WHAT IS ASKED: Collect all lines from the listing that include the string "this".

BEGIN MATERIAL FOR THE TASK

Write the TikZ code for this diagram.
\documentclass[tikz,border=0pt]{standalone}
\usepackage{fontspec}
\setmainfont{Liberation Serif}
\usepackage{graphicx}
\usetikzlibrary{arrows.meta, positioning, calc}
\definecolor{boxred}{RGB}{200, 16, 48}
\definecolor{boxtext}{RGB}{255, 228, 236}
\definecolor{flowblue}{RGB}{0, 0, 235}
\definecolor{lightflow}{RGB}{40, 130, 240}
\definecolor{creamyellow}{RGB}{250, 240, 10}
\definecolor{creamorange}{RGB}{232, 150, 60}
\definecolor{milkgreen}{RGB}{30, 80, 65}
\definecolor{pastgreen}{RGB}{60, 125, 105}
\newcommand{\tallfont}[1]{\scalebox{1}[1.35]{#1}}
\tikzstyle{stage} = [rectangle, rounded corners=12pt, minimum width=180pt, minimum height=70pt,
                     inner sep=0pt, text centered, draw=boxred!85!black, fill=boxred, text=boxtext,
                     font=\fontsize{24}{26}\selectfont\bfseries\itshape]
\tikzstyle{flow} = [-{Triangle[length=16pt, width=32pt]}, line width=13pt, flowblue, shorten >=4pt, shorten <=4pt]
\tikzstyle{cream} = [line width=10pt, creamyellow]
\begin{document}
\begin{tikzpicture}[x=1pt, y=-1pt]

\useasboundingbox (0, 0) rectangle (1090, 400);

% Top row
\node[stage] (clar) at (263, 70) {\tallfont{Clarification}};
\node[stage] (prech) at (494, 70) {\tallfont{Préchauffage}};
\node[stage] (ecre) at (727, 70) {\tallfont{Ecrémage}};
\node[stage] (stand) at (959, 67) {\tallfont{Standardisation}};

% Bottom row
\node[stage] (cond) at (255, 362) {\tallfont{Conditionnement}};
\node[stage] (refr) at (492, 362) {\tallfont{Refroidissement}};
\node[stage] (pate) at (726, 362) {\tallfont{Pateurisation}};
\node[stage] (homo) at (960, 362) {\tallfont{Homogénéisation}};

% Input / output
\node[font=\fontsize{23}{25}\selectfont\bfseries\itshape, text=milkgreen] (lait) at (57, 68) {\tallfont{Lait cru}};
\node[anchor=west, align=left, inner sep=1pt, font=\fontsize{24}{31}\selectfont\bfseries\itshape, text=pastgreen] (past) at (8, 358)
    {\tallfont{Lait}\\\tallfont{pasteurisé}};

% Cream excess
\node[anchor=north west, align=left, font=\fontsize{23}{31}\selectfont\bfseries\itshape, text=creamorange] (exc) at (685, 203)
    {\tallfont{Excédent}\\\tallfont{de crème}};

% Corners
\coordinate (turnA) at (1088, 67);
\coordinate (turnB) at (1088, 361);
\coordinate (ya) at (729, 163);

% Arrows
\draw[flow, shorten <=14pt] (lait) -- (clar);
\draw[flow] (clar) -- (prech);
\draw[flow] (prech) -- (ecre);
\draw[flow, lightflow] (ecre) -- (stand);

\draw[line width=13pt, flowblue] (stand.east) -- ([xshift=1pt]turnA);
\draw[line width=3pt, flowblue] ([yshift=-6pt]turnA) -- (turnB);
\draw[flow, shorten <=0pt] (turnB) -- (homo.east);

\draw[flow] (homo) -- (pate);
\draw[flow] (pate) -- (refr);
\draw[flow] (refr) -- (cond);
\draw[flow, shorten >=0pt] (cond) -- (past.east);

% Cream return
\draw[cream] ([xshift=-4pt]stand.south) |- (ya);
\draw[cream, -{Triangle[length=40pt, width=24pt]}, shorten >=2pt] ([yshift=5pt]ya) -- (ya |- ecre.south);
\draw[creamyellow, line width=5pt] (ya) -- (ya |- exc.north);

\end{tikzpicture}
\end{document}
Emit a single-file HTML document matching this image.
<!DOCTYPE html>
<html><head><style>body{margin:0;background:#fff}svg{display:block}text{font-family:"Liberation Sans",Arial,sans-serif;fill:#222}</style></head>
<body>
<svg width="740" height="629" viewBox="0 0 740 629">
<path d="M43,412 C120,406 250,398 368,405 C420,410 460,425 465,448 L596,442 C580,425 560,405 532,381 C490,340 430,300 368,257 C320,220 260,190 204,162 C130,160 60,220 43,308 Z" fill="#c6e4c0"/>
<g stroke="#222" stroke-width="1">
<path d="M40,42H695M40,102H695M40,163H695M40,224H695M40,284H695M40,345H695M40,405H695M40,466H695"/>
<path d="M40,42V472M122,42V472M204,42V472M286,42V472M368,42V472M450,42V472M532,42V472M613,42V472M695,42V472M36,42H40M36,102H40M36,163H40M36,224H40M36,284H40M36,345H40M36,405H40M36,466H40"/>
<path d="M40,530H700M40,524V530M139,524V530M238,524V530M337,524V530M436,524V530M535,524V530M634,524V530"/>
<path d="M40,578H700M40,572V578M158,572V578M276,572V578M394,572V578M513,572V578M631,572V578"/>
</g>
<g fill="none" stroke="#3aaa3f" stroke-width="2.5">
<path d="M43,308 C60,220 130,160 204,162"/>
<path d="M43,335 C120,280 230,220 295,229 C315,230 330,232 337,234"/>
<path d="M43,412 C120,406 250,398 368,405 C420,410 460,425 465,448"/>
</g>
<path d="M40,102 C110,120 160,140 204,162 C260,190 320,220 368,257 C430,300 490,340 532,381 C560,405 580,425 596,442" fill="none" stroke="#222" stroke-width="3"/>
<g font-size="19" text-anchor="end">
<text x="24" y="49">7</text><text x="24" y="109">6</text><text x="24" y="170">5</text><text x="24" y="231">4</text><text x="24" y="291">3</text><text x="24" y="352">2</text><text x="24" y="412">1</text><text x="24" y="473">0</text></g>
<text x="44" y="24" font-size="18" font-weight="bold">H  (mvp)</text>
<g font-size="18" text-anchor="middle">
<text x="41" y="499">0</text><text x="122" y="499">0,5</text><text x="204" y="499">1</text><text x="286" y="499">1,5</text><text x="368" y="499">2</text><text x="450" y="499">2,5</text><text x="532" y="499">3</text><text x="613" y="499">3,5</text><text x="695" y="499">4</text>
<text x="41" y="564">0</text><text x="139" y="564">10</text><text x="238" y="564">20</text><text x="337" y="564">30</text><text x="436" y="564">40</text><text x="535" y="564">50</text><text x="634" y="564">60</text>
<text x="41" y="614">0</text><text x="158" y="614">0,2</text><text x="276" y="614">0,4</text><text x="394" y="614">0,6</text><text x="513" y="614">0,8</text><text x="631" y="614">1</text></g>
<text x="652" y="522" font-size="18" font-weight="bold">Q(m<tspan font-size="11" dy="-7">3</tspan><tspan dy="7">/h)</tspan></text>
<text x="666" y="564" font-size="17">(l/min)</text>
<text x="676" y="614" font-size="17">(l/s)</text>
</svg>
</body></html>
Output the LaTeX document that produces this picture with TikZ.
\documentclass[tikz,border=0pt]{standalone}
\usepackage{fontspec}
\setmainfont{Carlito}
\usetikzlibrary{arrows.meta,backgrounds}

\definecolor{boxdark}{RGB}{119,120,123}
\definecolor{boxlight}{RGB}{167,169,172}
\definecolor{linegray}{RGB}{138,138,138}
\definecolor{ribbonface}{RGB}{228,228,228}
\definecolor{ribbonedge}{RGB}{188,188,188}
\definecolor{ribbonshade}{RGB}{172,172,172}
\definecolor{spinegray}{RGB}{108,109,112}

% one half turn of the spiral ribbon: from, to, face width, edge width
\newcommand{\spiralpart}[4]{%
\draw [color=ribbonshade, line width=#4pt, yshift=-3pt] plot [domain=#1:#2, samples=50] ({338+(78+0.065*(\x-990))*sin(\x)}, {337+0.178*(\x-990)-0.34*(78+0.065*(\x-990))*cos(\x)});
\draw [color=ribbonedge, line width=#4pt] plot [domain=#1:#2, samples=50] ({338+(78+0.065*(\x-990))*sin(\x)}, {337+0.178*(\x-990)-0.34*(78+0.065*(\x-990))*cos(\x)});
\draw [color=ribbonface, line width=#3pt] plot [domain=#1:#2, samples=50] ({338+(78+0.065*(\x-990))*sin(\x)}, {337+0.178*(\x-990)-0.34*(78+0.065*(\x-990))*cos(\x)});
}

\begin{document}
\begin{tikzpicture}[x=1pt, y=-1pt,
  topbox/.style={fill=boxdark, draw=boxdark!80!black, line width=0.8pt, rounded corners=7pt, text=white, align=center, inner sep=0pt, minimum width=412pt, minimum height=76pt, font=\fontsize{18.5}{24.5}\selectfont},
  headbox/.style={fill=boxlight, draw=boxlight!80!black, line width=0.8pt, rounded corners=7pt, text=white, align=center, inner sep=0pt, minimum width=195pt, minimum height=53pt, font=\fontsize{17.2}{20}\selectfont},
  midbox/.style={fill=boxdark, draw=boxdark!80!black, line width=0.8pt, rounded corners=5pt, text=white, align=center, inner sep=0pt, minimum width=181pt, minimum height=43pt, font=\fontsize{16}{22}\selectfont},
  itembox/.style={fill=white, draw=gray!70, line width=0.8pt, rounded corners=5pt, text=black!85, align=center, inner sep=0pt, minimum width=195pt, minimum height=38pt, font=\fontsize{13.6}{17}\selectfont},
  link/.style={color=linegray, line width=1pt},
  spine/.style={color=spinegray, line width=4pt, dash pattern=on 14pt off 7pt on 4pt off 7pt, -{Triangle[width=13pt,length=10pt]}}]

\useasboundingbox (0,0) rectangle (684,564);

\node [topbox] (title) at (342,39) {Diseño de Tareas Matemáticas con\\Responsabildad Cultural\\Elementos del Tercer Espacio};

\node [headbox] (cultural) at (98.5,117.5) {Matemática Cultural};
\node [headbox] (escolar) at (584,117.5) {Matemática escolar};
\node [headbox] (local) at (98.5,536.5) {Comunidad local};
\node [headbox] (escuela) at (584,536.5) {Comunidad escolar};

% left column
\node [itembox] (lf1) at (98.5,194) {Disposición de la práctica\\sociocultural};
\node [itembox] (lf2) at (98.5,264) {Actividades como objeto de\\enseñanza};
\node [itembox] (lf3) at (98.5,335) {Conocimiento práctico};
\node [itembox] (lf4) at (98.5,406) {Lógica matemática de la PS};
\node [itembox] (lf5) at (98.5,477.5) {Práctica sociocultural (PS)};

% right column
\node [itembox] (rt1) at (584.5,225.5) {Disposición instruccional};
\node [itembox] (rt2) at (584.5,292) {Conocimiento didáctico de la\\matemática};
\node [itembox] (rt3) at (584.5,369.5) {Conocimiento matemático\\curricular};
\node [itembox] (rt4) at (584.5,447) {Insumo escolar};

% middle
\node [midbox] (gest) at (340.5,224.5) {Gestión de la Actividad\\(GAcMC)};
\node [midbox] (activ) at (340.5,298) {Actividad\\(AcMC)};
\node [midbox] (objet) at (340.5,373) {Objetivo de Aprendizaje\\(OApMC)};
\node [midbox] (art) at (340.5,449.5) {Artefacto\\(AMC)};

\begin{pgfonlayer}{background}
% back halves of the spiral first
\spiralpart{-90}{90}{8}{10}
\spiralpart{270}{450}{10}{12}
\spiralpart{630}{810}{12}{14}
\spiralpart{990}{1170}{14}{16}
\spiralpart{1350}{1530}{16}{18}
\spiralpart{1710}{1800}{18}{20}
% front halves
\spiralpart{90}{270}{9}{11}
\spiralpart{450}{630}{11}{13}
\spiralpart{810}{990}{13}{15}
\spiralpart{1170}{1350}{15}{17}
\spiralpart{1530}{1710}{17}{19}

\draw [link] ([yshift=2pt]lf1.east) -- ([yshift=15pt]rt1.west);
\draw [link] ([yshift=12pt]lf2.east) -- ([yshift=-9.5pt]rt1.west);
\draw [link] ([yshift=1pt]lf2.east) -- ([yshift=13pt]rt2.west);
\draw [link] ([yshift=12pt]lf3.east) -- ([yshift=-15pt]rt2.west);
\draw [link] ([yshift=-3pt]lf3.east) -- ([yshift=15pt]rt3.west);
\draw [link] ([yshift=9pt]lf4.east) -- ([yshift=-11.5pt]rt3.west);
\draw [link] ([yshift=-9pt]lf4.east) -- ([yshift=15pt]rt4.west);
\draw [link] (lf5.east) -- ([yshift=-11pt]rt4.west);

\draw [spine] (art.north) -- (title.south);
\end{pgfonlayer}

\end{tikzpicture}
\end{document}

END MATERIAL FOR THE TASK

TASK SOLUTION:
Write the TikZ code for this diagram.
Emit a single-file HTML document matching this image.
Output the LaTeX document that produces this picture with TikZ.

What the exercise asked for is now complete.